§ Input data:

════════

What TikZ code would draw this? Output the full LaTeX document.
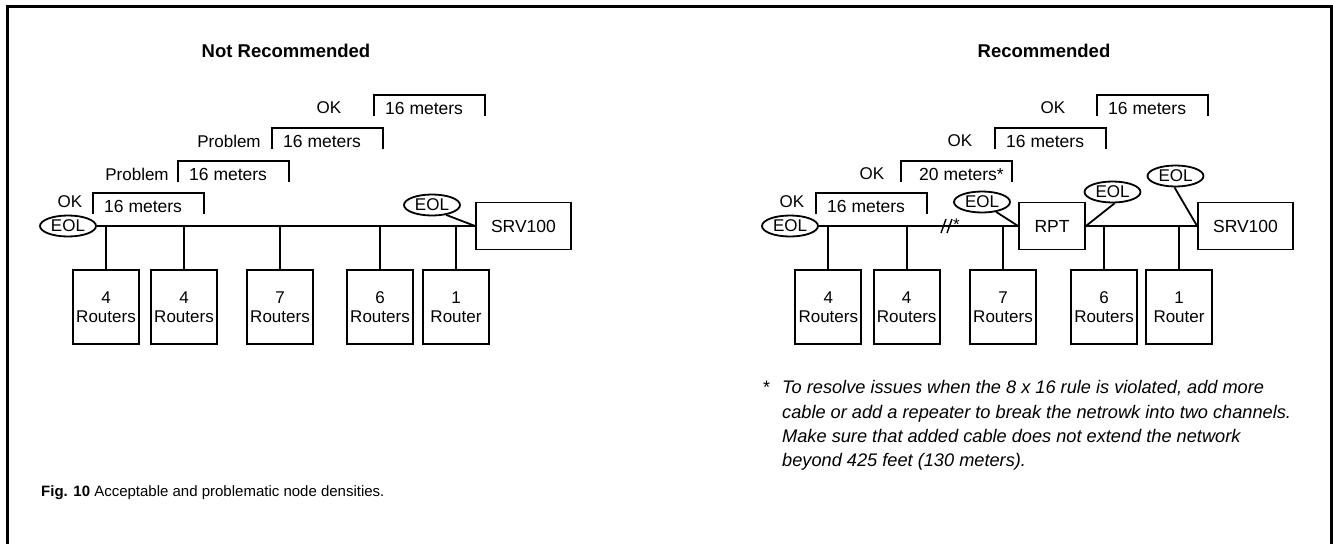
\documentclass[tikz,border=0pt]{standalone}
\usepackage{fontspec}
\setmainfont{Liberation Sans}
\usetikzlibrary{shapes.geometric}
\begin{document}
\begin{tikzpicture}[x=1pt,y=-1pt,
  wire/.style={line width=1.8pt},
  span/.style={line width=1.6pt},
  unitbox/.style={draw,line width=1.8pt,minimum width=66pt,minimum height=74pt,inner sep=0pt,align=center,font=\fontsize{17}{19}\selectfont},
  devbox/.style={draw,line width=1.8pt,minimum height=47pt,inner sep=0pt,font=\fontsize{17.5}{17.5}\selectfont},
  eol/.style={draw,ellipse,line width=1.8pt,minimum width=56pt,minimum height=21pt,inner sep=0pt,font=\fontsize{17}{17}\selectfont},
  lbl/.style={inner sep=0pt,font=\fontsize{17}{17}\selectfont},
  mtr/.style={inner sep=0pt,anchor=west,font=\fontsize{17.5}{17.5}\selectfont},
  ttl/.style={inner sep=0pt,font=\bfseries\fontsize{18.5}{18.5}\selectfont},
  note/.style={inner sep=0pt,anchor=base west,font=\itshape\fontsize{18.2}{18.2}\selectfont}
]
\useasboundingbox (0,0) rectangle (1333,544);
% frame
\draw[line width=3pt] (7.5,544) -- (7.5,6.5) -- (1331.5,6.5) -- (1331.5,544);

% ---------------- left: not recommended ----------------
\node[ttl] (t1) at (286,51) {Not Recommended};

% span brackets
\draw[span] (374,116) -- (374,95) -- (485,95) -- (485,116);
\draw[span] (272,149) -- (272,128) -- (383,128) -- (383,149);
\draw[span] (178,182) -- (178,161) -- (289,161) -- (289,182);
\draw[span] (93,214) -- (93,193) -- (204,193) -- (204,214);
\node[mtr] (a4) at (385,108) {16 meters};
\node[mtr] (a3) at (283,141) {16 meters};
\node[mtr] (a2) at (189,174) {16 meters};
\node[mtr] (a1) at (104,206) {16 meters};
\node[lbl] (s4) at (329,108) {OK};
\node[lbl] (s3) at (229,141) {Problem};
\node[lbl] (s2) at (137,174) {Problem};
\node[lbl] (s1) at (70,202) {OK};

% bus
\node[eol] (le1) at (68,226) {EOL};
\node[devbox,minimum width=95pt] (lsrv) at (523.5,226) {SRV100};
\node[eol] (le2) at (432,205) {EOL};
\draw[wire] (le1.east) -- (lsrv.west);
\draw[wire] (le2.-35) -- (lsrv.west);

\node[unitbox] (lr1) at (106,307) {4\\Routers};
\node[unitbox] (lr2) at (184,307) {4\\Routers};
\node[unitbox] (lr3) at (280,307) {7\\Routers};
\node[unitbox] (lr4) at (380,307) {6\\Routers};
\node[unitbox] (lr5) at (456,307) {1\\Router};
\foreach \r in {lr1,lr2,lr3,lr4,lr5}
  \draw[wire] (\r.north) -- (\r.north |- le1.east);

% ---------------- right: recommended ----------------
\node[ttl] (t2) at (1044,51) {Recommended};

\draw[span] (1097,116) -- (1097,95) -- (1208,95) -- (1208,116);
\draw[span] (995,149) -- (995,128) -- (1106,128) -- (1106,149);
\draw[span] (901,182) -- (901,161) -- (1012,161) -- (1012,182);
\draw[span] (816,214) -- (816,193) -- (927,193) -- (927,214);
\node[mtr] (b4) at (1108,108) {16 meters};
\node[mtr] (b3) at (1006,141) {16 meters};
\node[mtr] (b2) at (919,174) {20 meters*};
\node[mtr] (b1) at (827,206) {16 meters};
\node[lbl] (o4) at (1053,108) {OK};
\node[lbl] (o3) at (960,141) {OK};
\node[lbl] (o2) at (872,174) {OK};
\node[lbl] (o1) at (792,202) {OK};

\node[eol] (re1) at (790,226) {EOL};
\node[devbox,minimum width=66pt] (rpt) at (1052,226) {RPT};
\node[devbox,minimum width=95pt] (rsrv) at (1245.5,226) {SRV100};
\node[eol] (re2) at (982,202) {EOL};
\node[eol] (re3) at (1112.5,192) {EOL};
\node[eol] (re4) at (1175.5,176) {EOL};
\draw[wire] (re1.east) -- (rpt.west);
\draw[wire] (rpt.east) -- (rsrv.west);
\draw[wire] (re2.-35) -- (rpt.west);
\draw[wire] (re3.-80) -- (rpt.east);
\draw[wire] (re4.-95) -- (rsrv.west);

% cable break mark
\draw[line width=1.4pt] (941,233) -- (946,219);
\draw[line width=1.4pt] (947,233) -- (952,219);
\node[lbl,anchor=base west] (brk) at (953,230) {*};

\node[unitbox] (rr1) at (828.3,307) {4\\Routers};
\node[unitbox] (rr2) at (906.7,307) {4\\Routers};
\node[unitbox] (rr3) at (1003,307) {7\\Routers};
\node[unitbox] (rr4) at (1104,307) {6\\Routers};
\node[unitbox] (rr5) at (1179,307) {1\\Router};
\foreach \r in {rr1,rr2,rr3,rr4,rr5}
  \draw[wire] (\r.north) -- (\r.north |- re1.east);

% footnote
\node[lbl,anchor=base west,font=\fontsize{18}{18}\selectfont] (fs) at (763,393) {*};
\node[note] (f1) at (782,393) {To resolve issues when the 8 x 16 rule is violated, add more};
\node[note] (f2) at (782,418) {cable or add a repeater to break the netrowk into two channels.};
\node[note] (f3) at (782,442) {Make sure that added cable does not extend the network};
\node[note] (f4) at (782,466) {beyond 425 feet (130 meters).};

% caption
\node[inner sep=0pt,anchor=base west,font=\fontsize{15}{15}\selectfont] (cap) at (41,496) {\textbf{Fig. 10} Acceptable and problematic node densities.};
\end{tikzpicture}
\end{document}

════════

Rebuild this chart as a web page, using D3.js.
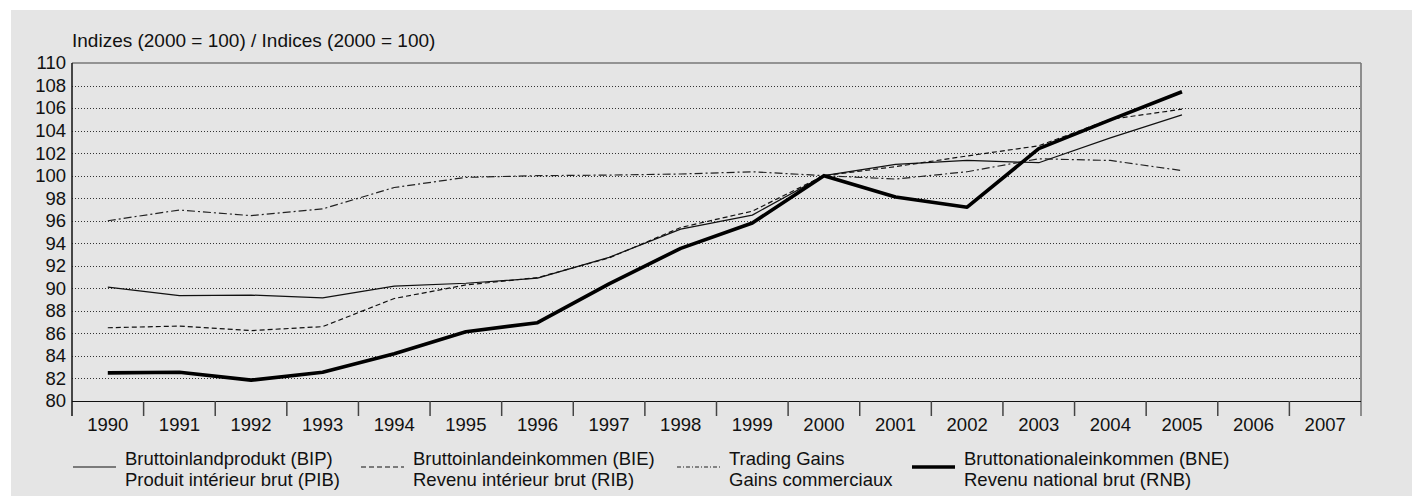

════════

Search the entries for "this" and copy out each line that has it.

What TikZ code would draw this? Output the full LaTeX document.
Rebuild this chart as a web page, using D3.js.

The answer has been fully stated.